Impulse
- Logo of Impulse
- Categories: Business magazine
- Frequency: Monthly
- Publisher: Impulse Medien GmbH
- Founder: Johannes Gross
- Founded: 1980; 45 years ago
- Company: Impulse Medien GmbH
- Country: Germany
- Based in: Hamburg
- Language: German
- Website: Impulse
- ISSN: 0720-9037

= Impulse (German magazine) =

Monthly business magazine in Germany

Impulse (formally Impulse: Das Unternehmer-Magazin) is one of the business magazines published in Germany. The magazine appears on a monthly basis in Hamburg.

==History and profile==
Impulse was started in Cologne in 1980. The founder was Johannes Gross. The magazine was owned and published by Gruner + Jahr. In November 2012 the company announced that the magazine would be sold. In January 2013 the magazine was acquired by Impulse Medien GmbH of which majority stake is held by Nikolaus Förster. The publisher of the magazine, headquartered in Hamburg, is also Impulse Medien GmbH. The magazine is published monthly.

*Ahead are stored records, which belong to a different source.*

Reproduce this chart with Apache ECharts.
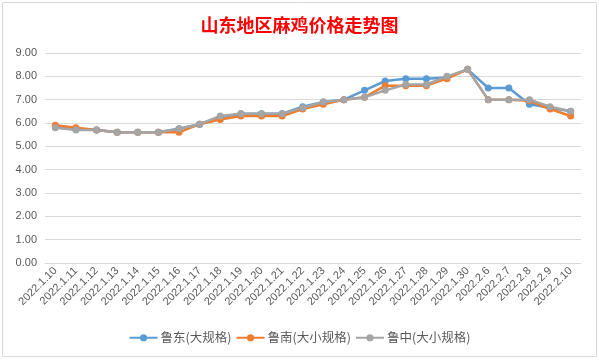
<!DOCTYPE html>
<html><head><meta charset="utf-8">
<script src="https://cdn.jsdelivr.net/npm/echarts@6/dist/echarts.min.js"></script>
<style>html,body{margin:0;padding:0;background:#fff}#c{width:599px;height:360px}</style>
</head><body><div id="c"></div>
<script>
const categories = ['2022.1.10','2022.1.11','2022.1.12','2022.1.13','2022.1.14','2022.1.15','2022.1.16','2022.1.17','2022.1.18','2022.1.19','2022.1.20','2022.1.21','2022.1.22','2022.1.23','2022.1.24','2022.1.25','2022.1.26','2022.1.27','2022.1.28','2022.1.29','2022.1.30','2022.2.6','2022.2.7','2022.2.8','2022.2.9','2022.2.10'];
const ludong  = [5.85,5.75,5.7,5.6,5.6,5.6,5.75,5.95,6.25,6.4,6.4,6.4,6.7,6.9,7.0,7.4,7.8,7.9,7.9,7.95,8.3,7.5,7.5,6.8,6.65,6.5];
const lunan   = [5.9,5.8,5.7,5.6,5.6,5.6,5.6,5.95,6.15,6.3,6.3,6.3,6.6,6.8,7.0,7.1,7.6,7.6,7.6,7.9,8.3,7.0,7.0,6.95,6.6,6.3];
const luzhong = [5.8,5.7,5.7,5.6,5.6,5.6,5.75,5.95,6.3,6.4,6.4,6.4,6.65,6.9,7.0,7.1,7.4,7.65,7.65,8.0,8.3,7.0,7.0,7.0,6.7,6.5];
const seriesNames = ['鲁东(大规格)','鲁南(大小规格)','鲁中(大小规格)'];
const colors = ['#5B9BD5','#ED7D31','#A5A5A5'];
const chart = echarts.init(document.getElementById('c'));
const mk = (name, data, color) => ({
  name, type:'line', data, symbol:'circle', symbolSize:7,
  lineStyle:{width:2.5,color}, itemStyle:{color}, animation:false
});
chart.setOption({
  animation:false,
  title:{text:'山东地区麻鸡价格走势图', left:'center', top:11,
    textStyle:{color:'#FF0000', fontSize:18, fontWeight:'bold', fontFamily:'Noto Sans CJK SC'}},
  graphic:[{type:'rect', shape:{x:2.5,y:2.5,width:594,height:354}, style:{fill:'none',stroke:'#D9D9D9',lineWidth:1}, silent:true}],
  grid:{left:45,right:18,top:53,bottom:97},
  legend:{bottom:11,left:'center',itemWidth:28,itemHeight:9,itemGap:4,
    textStyle:{color:'#595959',fontSize:12.5,fontFamily:'Noto Sans CJK SC',padding:[0,0,0,-2]},
    data:seriesNames},
  xAxis:{type:'category',data:categories,boundaryGap:true,
    axisLine:{lineStyle:{color:'#D9D9D9'}},axisTick:{show:false},
    axisLabel:{rotate:45,interval:0,color:'#595959',fontSize:11,fontFamily:'Liberation Sans',margin:6}},
  yAxis:{type:'value',min:0,max:9,interval:1,
    axisLine:{show:false},axisTick:{show:false},
    splitLine:{lineStyle:{color:'#D9D9D9'}},
    axisLabel:{formatter:v=>v.toFixed(2),color:'#595959',fontSize:11,fontFamily:'Liberation Sans',margin:8}},
  series:[mk(seriesNames[0],ludong,colors[0]),mk(seriesNames[1],lunan,colors[1]),mk(seriesNames[2],luzhong,colors[2])]
});
</script></body></html>
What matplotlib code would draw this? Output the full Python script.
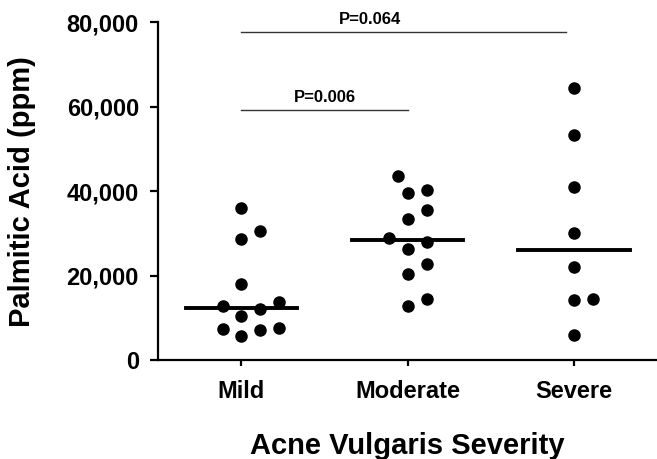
import numpy as np
import matplotlib.pyplot as plt

plt.rcParams['font.family'] = ['Liberation Sans', 'DejaVu Sans']
plt.rcParams['font.weight'] = 'bold'

groups = ['Mild', 'Moderate', 'Severe']
mild = [36.0, 30.5, 28.6, 18.0, 13.8, 12.2, 12.8, 10.6, 7.5, 7.1, 7.7, 5.8]
moderate = [43.6, 39.6, 40.4, 35.5, 33.5, 29.0, 28.0, 26.3, 22.9, 20.4, 14.6, 12.9]
severe = [64.3, 53.3, 41.1, 30.2, 22.2, 14.5, 14.3, 6.0]
data = [np.array(v) * 1000 for v in (mild, moderate, severe)]

# significance brackets: (group a, group b, p text)
pvals = [(0, 1, 'P=0.006'), (0, 2, 'P=0.064')]
bracket_y = [59200, 77700]

fig = plt.figure(figsize=(6.57, 4.59), dpi=100)
ax = fig.add_axes([0.241, 0.2146, 0.759, 0.7374])
ax.set_xlim(0.5, 3.5)
ax.set_ylim(0, 80000)

msize = 8.0  # points
diam = msize * 100 / 72  # px


def swarm(vals, center):
    # greedy column scatter in pixel space, points kept well apart like prism
    order = np.argsort(vals)
    ypx = ax.transData.transform(np.column_stack([np.full(len(vals), center), vals]))[:, 1]
    gap = diam * 1.7
    step = gap / 2
    placed = []
    xs = np.zeros(len(vals))
    for i in order:
        k = 0
        while True:
            cands = [0.0] if k == 0 else [k * step, -k * step]
            ok = None
            for c in cands:
                if all((c - px) ** 2 + (ypx[i] - py) ** 2 >= gap ** 2 for px, py in placed):
                    ok = c
                    break
            if ok is not None:
                placed.append((ok, ypx[i]))
                xs[i] = ok
                break
            k += 1
    upx = ax.transData.transform([[1, 0], [2, 0]])
    per_unit = upx[1, 0] - upx[0, 0]
    return center + xs / per_unit


for i, vals in enumerate(data):
    pos = i + 1
    xs = swarm(vals, pos)
    ax.plot(xs, vals, 'o', color='black', markersize=msize, zorder=3)
    ax.plot([pos - 0.335, pos + 0.335], [np.median(vals)] * 2, color='black', lw=2.8, zorder=2)

for (a, b, txt), yb in zip(pvals, bracket_y):
    x0, x1 = a + 1, b + 1
    if b == 2:
        x1 = b + 1 - 0.045
    ax.plot([x0, x1], [yb, yb], color='#333333', lw=1.0, clip_on=False)
    tx = (x0 + x1) / 2 if b == 1 else 1.775
    ax.text(tx, yb + 1200, txt, ha='center', va='bottom', fontsize=12, fontweight='bold', clip_on=False)

ax.spines['top'].set_visible(False)
ax.spines['right'].set_visible(False)
for s in ('left', 'bottom'):
    ax.spines[s].set_linewidth(1.6)

ax.set_xticks([1, 2, 3])
ax.set_xticklabels(groups)
ax.set_yticks([0, 20000, 40000, 60000, 80000])
ax.set_yticklabels(['0', '20,000', '40,000', '60,000', '80,000'])
ax.tick_params(axis='y', length=6, width=1.6, labelsize=17, pad=8)
ax.tick_params(axis='x', length=4, width=1.6, labelsize=17, pad=10)

ax.set_xlabel('Acne Vulgaris Severity', fontsize=21, fontweight='bold', labelpad=21)
ax.set_ylabel('Palmitic Acid (ppm)', fontsize=21, fontweight='bold', labelpad=22)

fig.savefig('out.png', dpi=100)
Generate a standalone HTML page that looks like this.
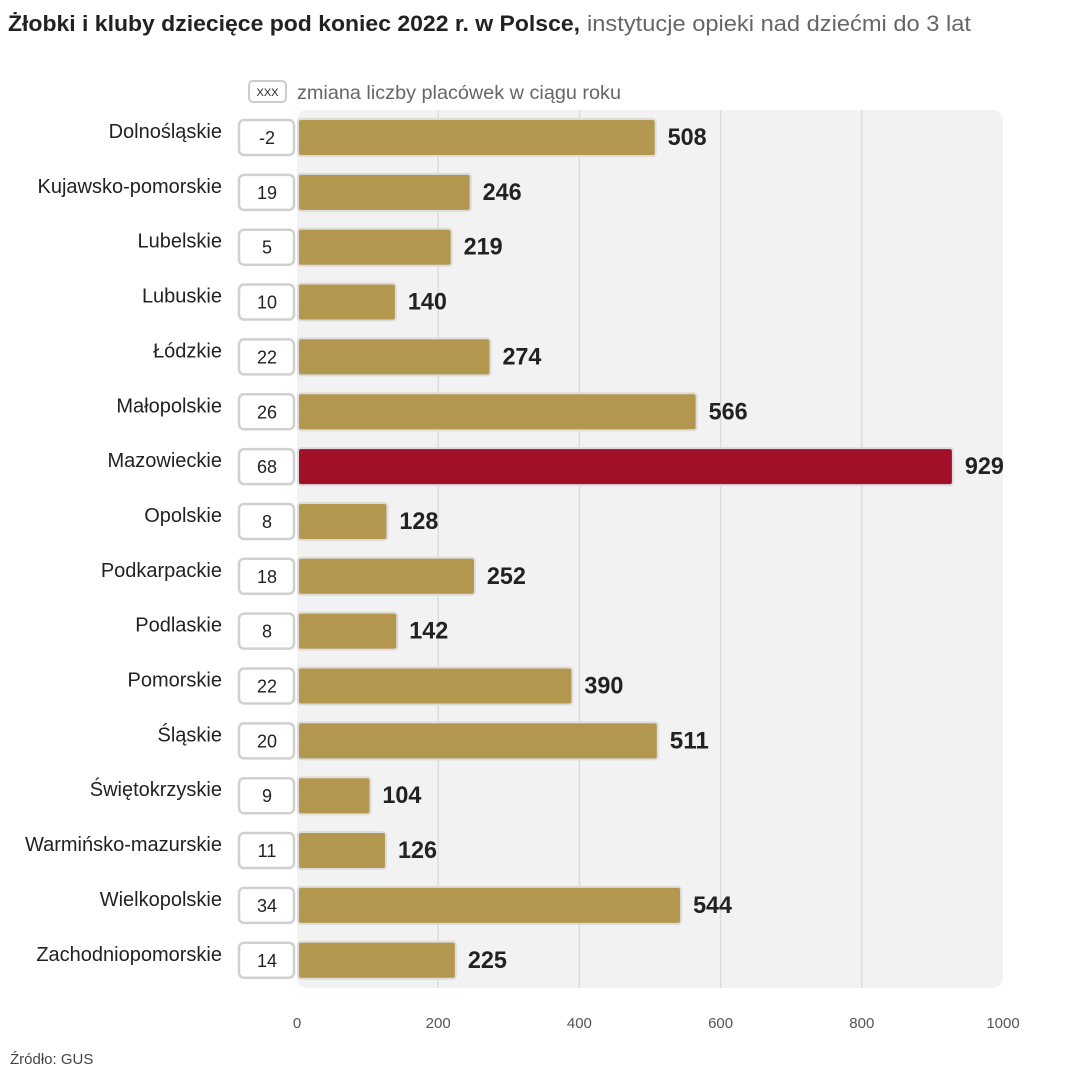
<!DOCTYPE html>
<html><head><meta charset="utf-8"><style>
body{margin:0;background:#fff;width:1080px;height:1080px;overflow:hidden;font-family:"Liberation Sans",sans-serif}
</style></head><body>
<svg id="c" width="1080" height="1080" xmlns="http://www.w3.org/2000/svg">
<text x="8" y="31" font-size="22" font-weight="bold" fill="#222" textLength="572" lengthAdjust="spacingAndGlyphs">Żłobki i kluby dziecięce pod koniec 2022 r. w Polsce,</text>
<text x="587" y="31" font-size="22" fill="#666" textLength="384" lengthAdjust="spacingAndGlyphs">instytucje opieki nad dziećmi do 3 lat</text>
<rect x="297" y="110" width="706" height="878" rx="10" fill="#f2f2f2"/>
<g>
<rect x="249" y="81" width="37" height="21" rx="4" fill="#fff" stroke="#ccc" stroke-width="2"/>
<text x="267.5" y="96" font-size="11" text-anchor="middle" fill="#222">XXX</text>
<text x="297" y="99" font-size="19.5" fill="#666" textLength="324" lengthAdjust="spacingAndGlyphs">zmiana liczby placówek w ciągu roku</text>
</g>
<g id="grid"></g><g id="bars"></g><g id="ticks"></g>
<text x="10" y="1064" font-size="15" fill="#444">Źródło: GUS</text>
</svg>
<script>
const categories=["Dolnośląskie","Kujawsko-pomorskie","Lubelskie","Lubuskie","Łódzkie","Małopolskie","Mazowieckie","Opolskie","Podkarpackie","Podlaskie","Pomorskie","Śląskie","Świętokrzyskie","Warmińsko-mazurskie","Wielkopolskie","Zachodniopomorskie"];
const values=[508,246,219,140,274,566,929,128,252,142,390,511,104,126,544,225];
const changes=[-2,19,5,10,22,26,68,8,18,8,22,20,9,11,34,14];
const tickValues=[0,200,400,600,800,1000];
const highlight="Mazowieckie";
const NS="http://www.w3.org/2000/svg";
const x=v=>297+v*0.706;
const y=i=>137+i*54.85;
function mk(t,a,p){const e=document.createElementNS(NS,t);for(const k in a)e.setAttribute(k,a[k]);p.appendChild(e);return e;}
const G=document.getElementById('grid'),B=document.getElementById('bars'),T=document.getElementById('ticks');
tickValues.forEach(v=>{
 if(v>0&&v<1000){const l=mk('line',{x1:x(v),x2:x(v),y1:110,y2:988,stroke:'#dcdcdc','stroke-width':1.5},G);
 
 }
 const t=mk('text',{x:x(v),y:1028,'font-size':15,'text-anchor':'middle',fill:'#555'},T);t.textContent=v;
 
 
});
categories.forEach((c,i)=>{
 const cy=y(i);
 const lab=mk('text',{x:222,y:cy+1,'font-size':20,'text-anchor':'end',fill:'#222'},B);lab.textContent=c;
 
 
 const bx=mk('rect',{x:239,y:cy-17,width:55,height:35,rx:5,fill:'#fff',stroke:'#d0d0d0','stroke-width':2.5},B);
 
 
 const bt=mk('text',{x:267,y:cy+7,'font-size':18,'text-anchor':'middle',fill:'#222'},B);bt.textContent=changes[i];
 
 
 const r=mk('rect',{x:298,y:cy-18,width:x(values[i])-298,height:37,rx:3,fill:c===highlight?'#a10f28':'#b3974e',stroke:'#dcdcdc','stroke-width':2},B);
 
 
 const s=String(values[i]);
 const vt=mk('text',{x:x(values[i])+12,y:cy+8,'font-size':24,'font-weight':'bold',fill:'#222',textLength:s.length*13,lengthAdjust:'spacingAndGlyphs'},B);vt.textContent=s;
 
 
});
</script>
</body></html>
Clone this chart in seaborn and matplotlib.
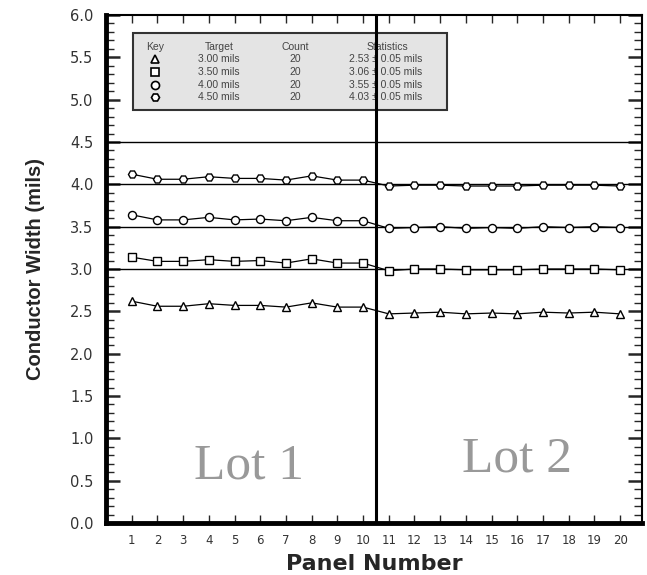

On 1 February 2006 Klaus Schweinsberg was appointed editor-in-chief of the magazine, which targets decision makers, management consultants, investors and entrepreneurs. In 2009 Nikolaus Förster was named the editor-in-chief of the magazine.

Before the unification of Germany Impulse had an East German edition, which was launched in 1990 and was published also monthly.

In 2001 the circulation of Impulse was 142,000 copies. The magazine sold 135,128 copies in the last quarter of 2004. The monthly had a circulation of 81,132 copies during the third quarter of 2012. It was 81,000 copies in the last quarter of the same year.